Portland Bans New Oil, Coal, and Gas Projects

The Pacific Northwest city is the first in the U.S. to reject new transportation and storage infrastructure for all fossil fuel exports.
Local and regional climate change activists deliver a standing ovation as the Portland, Ore. city council votes to ban fossil fuel export infrastruture. (Photo: 350PDX)
Nov 13, 2015· 1 MIN READ
Emily J. Gertz is an associate editor for environment and wildlife at TakePart.

Clean energy advocates in the United States have added another win to their recent string of victories on Thursday, as Portland, Oregon became the first city in the U.S. to ban all new oil, coal, or natural gas export infrastructure.

“We need to take more action to address climate disruption,” city Commissioner Amanda Fritz said about the decision. “We need to push for phasing out fossil fuels sooner rather than later. All responsible politicians and decision makers need to be taking similar steps.”

It’s not the first time this year that Portland has been in the climate change limelight. Back in July, the world watched as activists succeeded in descending from one of the city’s many bridges to block—briefly—an icebreaker ship from leaving a local repair dock to join Shell Oil’s drilling fleet in the Arctic Ocean.

RELATED: Protesters Dangle From Bridge to Prevent Shell Oil Ship's Departure

After listening to testimony from dozens of the resolution’s supporters, Portland’s city council voted 5-0 to ban new projects dedicated to transporting or storing fossil fuels intended for overseas markets.

Adriana Voss-Andreae, director of the Portland climate action group 350PDX, said that grassroots action has been key to the passage of the new law.

“Even with the talks in Paris coming up, even in the best circumstances it’s not going to be enough,” said Voss-Andreae, referring to the upcoming international climate conference in December, where nations are supposed to finalize a new treaty to both curb and adapt to global warming.

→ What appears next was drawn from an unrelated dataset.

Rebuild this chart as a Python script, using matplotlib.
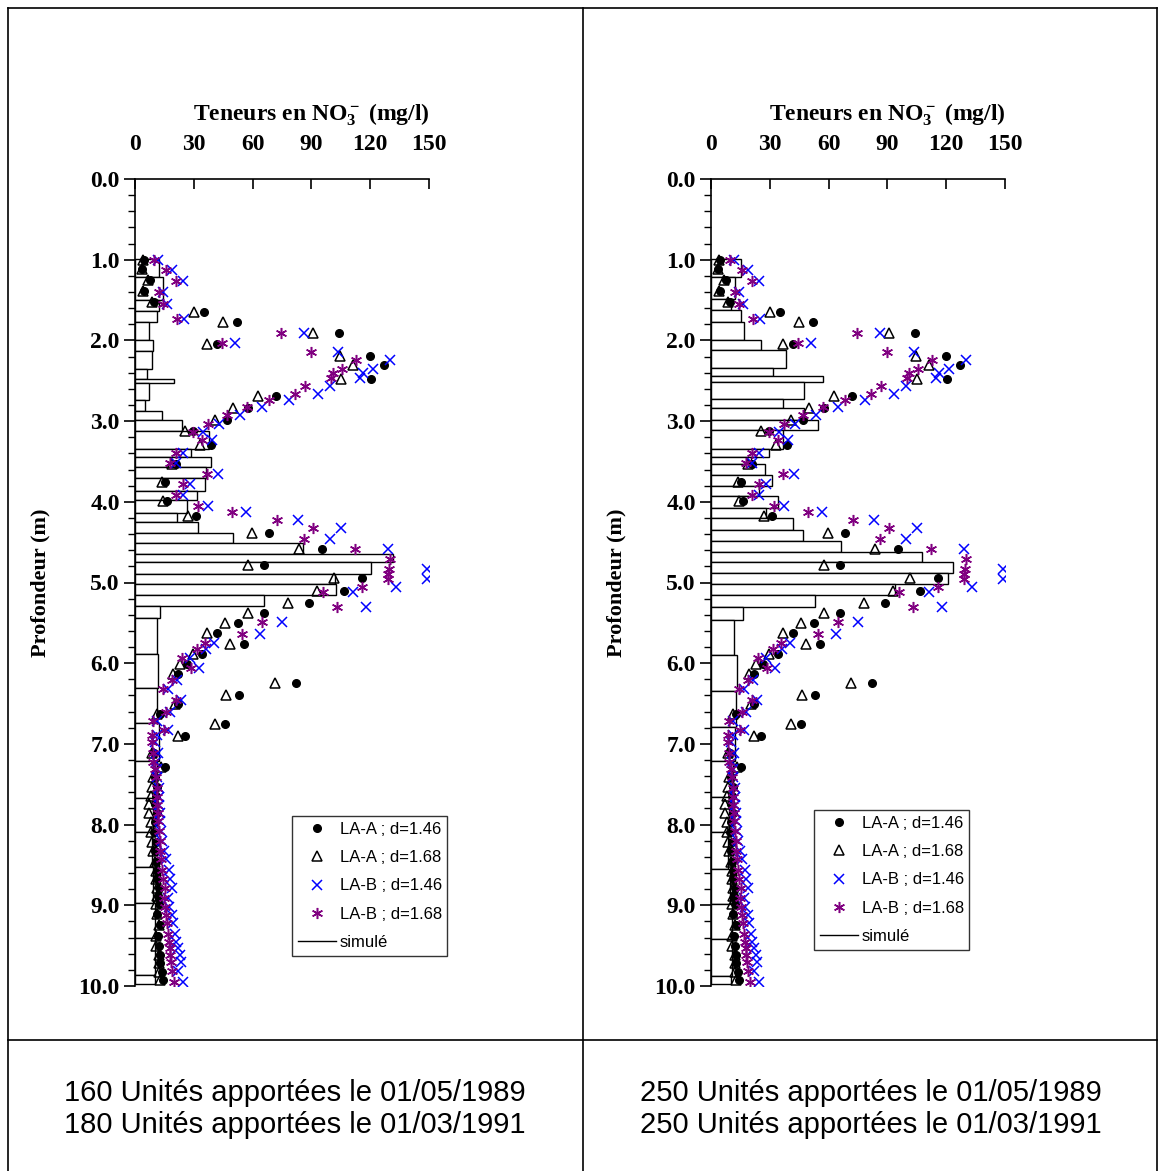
import numpy as np
import matplotlib
matplotlib.use('Agg')
import matplotlib.pyplot as plt
from matplotlib.lines import Line2D
from matplotlib.ticker import MultipleLocator, FormatStrFormatter


plt.rcParams['font.family'] = ['Liberation Serif', 'DejaVu Serif']
plt.rcParams['mathtext.fontset'] = 'custom'
plt.rcParams['mathtext.rm'] = 'Liberation Serif:bold'
plt.rcParams['mathtext.bf'] = 'Liberation Serif:bold'
plt.rcParams['mathtext.it'] = 'Liberation Serif:bold'

# Measured profiles (same in both panels)
depth_a = [1.00, 1.12, 1.25, 1.39, 1.53, 1.65, 1.77, 1.91, 2.05, 2.19,
           2.31, 2.48, 2.69, 2.84, 2.99, 3.12, 3.29, 3.53, 3.76, 3.99,
           4.18, 4.39, 4.58, 4.78, 4.94, 5.10, 5.25, 5.38, 5.50, 5.62,
           5.76, 5.89, 6.01, 6.13, 6.25, 6.39, 6.50, 6.63, 6.75, 6.90,
           7.11, 7.29, 7.41, 7.53, 7.64, 7.75, 7.86, 7.97, 8.09, 8.22,
           8.33, 8.46, 8.57, 8.68, 8.78, 8.88, 8.99, 9.11, 9.24, 9.38,
           9.50, 9.61, 9.72, 9.83, 9.93]
la_a_146 = [4.5, 3.7, 7.7, 4.7, 9.8, 35.0, 52.0, 104.0, 42.0, 119.7,
            127.0, 120.6, 72.0, 57.5, 46.8, 29.8, 38.8, 20.9, 15.3, 16.2,
            31.0, 68.4, 95.6, 65.6, 116.0, 106.8, 89.0, 65.6, 52.7, 41.8,
            55.4, 34.0, 26.4, 21.8, 82.0, 53.2, 21.8, 12.8, 46.0, 25.5,
            9.8, 15.3, 10.0, 11.0, 10.5, 10.0, 11.0, 10.0, 9.5, 10.5,
            10.0, 10.5, 11.0, 11.0, 12.0, 11.5, 12.0, 11.0, 12.5, 11.5,
            12.0, 12.5, 13.0, 14.0, 14.5]
la_a_168 = [4.0, 3.7, 6.5, 4.2, 8.8, 30.0, 45.0, 91.0, 36.6, 104.6,
            111.0, 105.0, 63.0, 50.0, 40.8, 25.5, 33.0, 18.7, 13.6, 14.5,
            27.0, 59.5, 83.7, 57.5, 101.7, 93.0, 78.0, 57.5, 46.0, 36.6,
            48.6, 29.8, 23.0, 19.6, 71.6, 46.6, 20.4, 11.4, 40.8, 22.0,
            8.5, 13.3, 9.0, 8.5, 8.0, 7.0, 7.0, 8.0, 8.0, 8.8,
            9.4, 10.0, 10.5, 10.5, 11.0, 11.0, 10.5, 11.0, 12.0, 10.5,
            10.5, 12.0, 12.0, 12.0, 12.5]

depth_b = [1.00, 1.13, 1.26, 1.40, 1.55, 1.73, 1.91, 2.03, 2.14, 2.24,
           2.35, 2.41, 2.47, 2.56, 2.66, 2.74, 2.83, 2.93, 3.03, 3.14,
           3.24, 3.39, 3.52, 3.66, 3.78, 3.92, 4.05, 4.13, 4.23, 4.33,
           4.46, 4.59, 4.71, 4.83, 4.89, 4.96, 5.05, 5.12, 5.30, 5.49,
           5.64, 5.75, 5.83, 5.94, 6.06, 6.21, 6.32, 6.46, 6.60, 6.72,
           6.83, 6.89, 6.98, 7.11, 7.22, 7.31, 7.41, 7.55, 7.66, 7.76,
           7.86, 7.96, 8.08, 8.20, 8.33, 8.43, 8.56, 8.67, 8.79, 8.91,
           9.02, 9.12, 9.22, 9.35, 9.45, 9.53, 9.61, 9.70, 9.82, 9.95]
la_b_146 = [11.9, 18.7, 24.7, 14.5, 16.2, 25.0, 86.0, 51.0, 103.7, 130.0,
            121.6, 116.5, 114.8, 99.5, 93.5, 78.6, 65.0, 53.6, 42.9, 34.9,
            39.5, 24.7, 20.7, 42.2, 28.0, 24.7, 37.4, 56.6, 83.0, 105.0,
            99.5, 129.2, np.nan, 148.8, np.nan, 148.8, 133.0, 111.0, 118.0, 75.0,
            63.8, 40.5, 36.0, 28.0, 32.7, 21.3, 16.7, 23.5, 17.9, 11.0,
            16.7, 11.0, 10.2, 11.5, 10.6, 11.0, 11.0, 12.0, 12.0, 12.0,
            12.5, 12.5, 13.5, 14.0, 15.0, 16.0, 17.5, 18.0, 18.7, 17.0,
            17.5, 19.0, 19.5, 20.5, 21.0, 22.0, 23.0, 23.6, 22.0, 24.7]
la_b_168 = [9.8, 15.6, 20.7, 12.2, 14.1, 21.3, 74.3, 44.2, 90.0, 112.8,
            105.8, 101.2, 100.0, 86.7, 81.6, 68.5, 57.0, 46.8, 37.0, 29.8,
            34.4, 20.7, 17.9, 36.6, 24.7, 20.7, 32.0, 49.3, 72.3, 91.0,
            86.0, 112.2, 130.0, 129.6, 129.2, 129.2, 115.6, 96.0, 103.0, 65.0,
            54.8, 35.7, 31.5, 23.8, 28.6, 18.7, 14.5, 20.7, 15.6, 9.4,
            15.0, 8.8, 8.8, 9.4, 9.4, 10.0, 10.5, 11.0, 11.0, 11.0,
            11.5, 11.5, 12.0, 12.5, 13.0, 13.5, 14.0, 14.5, 15.5, 15.0,
            15.5, 16.0, 16.5, 17.0, 17.5, 18.0, 18.0, 18.5, 19.0, 20.0]

# Simulated profiles: layer boundaries (m) and NO3 content (mg/l)
sim1_edges = [0.99, 1.21, 1.50, 1.63, 1.77, 1.99, 2.13, 2.36, 2.48, 2.53,
              2.74, 2.87, 2.99, 3.12, 3.35, 3.44, 3.57, 3.70, 3.86, 3.98,
              4.14, 4.25, 4.39, 4.51, 4.65, 4.75, 4.89, 5.02, 5.16, 5.29,
              5.44, 5.88, 6.31, 6.74, 7.21, 7.67, 8.09, 8.53, 8.97, 9.41,
              9.86, 9.98]
sim1_vals = [12.4, 14.5, 12.0, 11.0, 7.3, 9.4, 8.5, 6.0, 20.0, 7.3,
             5.1, 13.6, 23.8, 37.9, 28.6, 38.8, 36.0, 35.8, 31.5, 26.5,
             21.6, 32.3, 50.2, 85.5, 131.6, 120.2, 102.0, 102.4, 66.0, 12.8,
             11.0, 11.5, 11.0, 12.4, 11.4, 9.4, 8.5, 9.0, 10.2, 10.2,
             10.2]
sim2_edges = [0.99, 1.21, 1.49, 1.62, 1.77, 2.00, 2.12, 2.34, 2.44, 2.51,
              2.72, 2.84, 2.99, 3.11, 3.34, 3.44, 3.53, 3.67, 3.81, 3.93,
              4.08, 4.20, 4.35, 4.49, 4.62, 4.74, 4.88, 5.02, 5.16, 5.30,
              5.46, 5.90, 6.35, 6.79, 7.21, 7.66, 8.09, 8.55, 8.99, 9.42,
              9.87, 9.98]
sim2_vals = [15.2, 12.4, 10.0, 15.2, 17.0, 25.4, 38.5, 31.8, 56.9, 47.6,
             36.9, 47.6, 54.6, 36.9, 29.8, 20.5, 27.6, 31.3, 24.7, 34.0,
             28.2, 42.0, 46.8, 66.2, 107.5, 123.3, 121.0, 93.9, 53.0, 16.2,
             11.5, 13.4, 12.8, 12.2, 11.0, 9.0, 8.5, 9.5, 10.5, 10.5,
             10.0]

captions = ["160 Unités apportées le 01/05/1989\n180 Unités apportées le 01/03/1991",
            "250 Unités apportées le 01/05/1989\n250 Unités apportées le 01/03/1991"]

W, H = 1159, 1171


def px_box(x0, y0, x1, y1):
    """Convert a pixel box (top-left origin) to figure fraction [l, b, w, h]."""
    return [x0 / W, 1 - y1 / H, (x1 - x0) / W, (y1 - y0) / H]


def draw_panel(ax, edges, vals, legend_box):
    edges = np.array(edges)
    ax.barh(edges[:-1], vals, height=np.diff(edges), align='edge',
            color='white', edgecolor='black', linewidth=1.0, zorder=1)
    ax.plot(la_a_146, depth_a, ls='none', marker='o', ms=5.5, color='black',
            label='LA-A ; d=1.46', zorder=3)
    ax.plot(la_a_168, depth_a, ls='none', marker='^', ms=6.5, mfc='none',
            mec='black', mew=1.1, label='LA-A ; d=1.68', zorder=3)
    ax.plot(la_b_146, depth_b, ls='none', marker='x', ms=7.5, color='blue',
            mew=1.1, label='LA-B ; d=1.46', zorder=3)
    ax.plot(la_b_168, depth_b, ls='none', marker=(6, 2, 0), ms=8, color='#800080',
            mew=1.1, label='LA-B ; d=1.68', zorder=3)
    handles, labels = ax.get_legend_handles_labels()
    handles.append(Line2D([], [], color='black', lw=1))
    labels.append('simulé')

    ax.set_xlim(0, 150)
    ax.set_ylim(10, 0)
    ax.xaxis.tick_top()
    ax.xaxis.set_label_position('top')
    ax.set_xticks([0, 30, 60, 90, 120, 150])
    ax.yaxis.set_major_locator(MultipleLocator(1.0))
    ax.yaxis.set_minor_locator(MultipleLocator(0.2))
    ax.yaxis.set_major_formatter(FormatStrFormatter('%.1f'))
    for s in ['right', 'bottom']:
        ax.spines[s].set_visible(False)
    for s in ['left', 'top']:
        ax.spines[s].set_linewidth(1.2)
    ax.tick_params(axis='x', direction='in', length=7, width=1.2, labelsize=17, pad=17)
    ax.tick_params(axis='y', which='major', direction='out', length=8, width=1.2,
                   labelsize=17, pad=3)
    ax.tick_params(axis='y', which='minor', direction='out', length=5, width=1.0)
    for t in ax.get_xticklabels() + ax.get_yticklabels():
        t.set_fontweight('bold')
    ax.set_xlabel(r'Teneurs en NO$_3^-$ (mg/l)', fontsize=17, fontweight='bold')
    ax.xaxis.set_label_coords(0.60, 1.072)
    ax.set_ylabel('Profondeur (m)', fontsize=16, fontweight='bold', labelpad=20)

    leg = ax.legend(handles, labels, loc='lower left', bbox_to_anchor=legend_box,
                    bbox_transform=ax.figure.transFigure, mode='expand',
                    prop={'family': 'Liberation Sans', 'size': 12},
                    frameon=True, fancybox=False, edgecolor='black',
                    borderpad=0.35, labelspacing=0.8, handlelength=2.3,
                    handletextpad=0.2, borderaxespad=0)
    leg.get_frame().set_linewidth(1.0)
    leg.set_zorder(5)


fig = plt.figure(figsize=(W / 100, H / 100), dpi=100)

ax1 = fig.add_axes(px_box(135, 179, 429, 986))
draw_panel(ax1, sim1_edges, sim1_vals, px_box(292, 815, 447, 956))
ax2 = fig.add_axes(px_box(711, 179, 1005, 986))
draw_panel(ax2, sim2_edges, sim2_vals, px_box(814, 810, 969, 950))

# table frame
for (x0, y0, x1, y1) in [(8, 8, 1157, 8), (8, 8, 8, H), (1157, 8, 1157, H),
                         (583, 8, 583, H), (8, 1040, 1157, 1040)]:
    fig.add_artist(Line2D([x0 / W, x1 / W], [1 - y0 / H, 1 - y1 / H],
                          transform=fig.transFigure, color='black', lw=1.2))

fig.text(295 / W, 1 - 1109 / H, captions[0], ha='center', va='center',
         fontsize=21, family='Liberation Sans', linespacing=1.2)
fig.text(871 / W, 1 - 1109 / H, captions[1], ha='center', va='center',
         fontsize=21, family='Liberation Sans', linespacing=1.2)

fig.savefig('out.png', dpi=100)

“The real change is happening at the city level,” she said. “We know how huge the problem ahead of us is, but we’ve become more hopeful than ever that people will rise up everywhere and take leadership at the local level.”

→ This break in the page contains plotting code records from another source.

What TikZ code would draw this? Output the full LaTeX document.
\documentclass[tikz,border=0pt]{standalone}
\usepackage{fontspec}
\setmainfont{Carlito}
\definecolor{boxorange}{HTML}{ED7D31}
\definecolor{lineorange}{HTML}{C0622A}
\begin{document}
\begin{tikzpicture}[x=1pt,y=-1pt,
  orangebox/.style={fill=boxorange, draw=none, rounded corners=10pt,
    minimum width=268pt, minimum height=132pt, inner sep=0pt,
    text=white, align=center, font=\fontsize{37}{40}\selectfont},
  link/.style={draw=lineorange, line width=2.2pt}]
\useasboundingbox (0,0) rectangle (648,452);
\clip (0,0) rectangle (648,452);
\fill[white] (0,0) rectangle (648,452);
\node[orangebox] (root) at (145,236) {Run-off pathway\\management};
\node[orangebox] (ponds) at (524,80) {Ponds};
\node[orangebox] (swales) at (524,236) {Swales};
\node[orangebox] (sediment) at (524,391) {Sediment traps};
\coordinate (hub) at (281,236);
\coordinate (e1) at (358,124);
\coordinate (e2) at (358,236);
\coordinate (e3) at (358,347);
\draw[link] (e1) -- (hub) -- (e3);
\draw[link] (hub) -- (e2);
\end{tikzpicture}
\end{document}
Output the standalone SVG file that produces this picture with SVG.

The oil and gas industry has proposed nearly 30 new fuel transportation, storage, and shipping projects across the Pacific Northwest, hoping to more easily move oil and gas from the middle of the continent to energy-hungry customers in Asia.

Portland’s move to block such projects comes barely a week after President Obama, citing both poor economic returns and high climate risks, rejected the proposed Keystone XL pipeline. Keystone was intended to transport crude oil across six states and 1,700 miles, from the tar sands of Alberta, Canada to ports on the Gulf of Mexico coast.

RELATED: Obama Ups the Ante for Paris with Rejection of Keystone Pipeline

According to the environmental think tank Sightline, the proposed new infrastructure would have five times the capacity of the Keystone XL pipeline, which was projected to move up to 35 million gallons of oil a day.

Portland’s city commissioners will deliver “specific code language to implement the policy” in early 2016, said Fritz. These will include measures to assist blue-collar workers affected by shrinking oil and natural gas use to find equally skilled jobs in renewable energy, home energy retrofitting, and earthquake resilience.

“We’re not just leaving people behind,” said Voss-Andreae. “The city’s going to do what it can to transition in just way, by retraining workers to, maybe, move from the old fossil fuel industry to the new, clean energy economy.”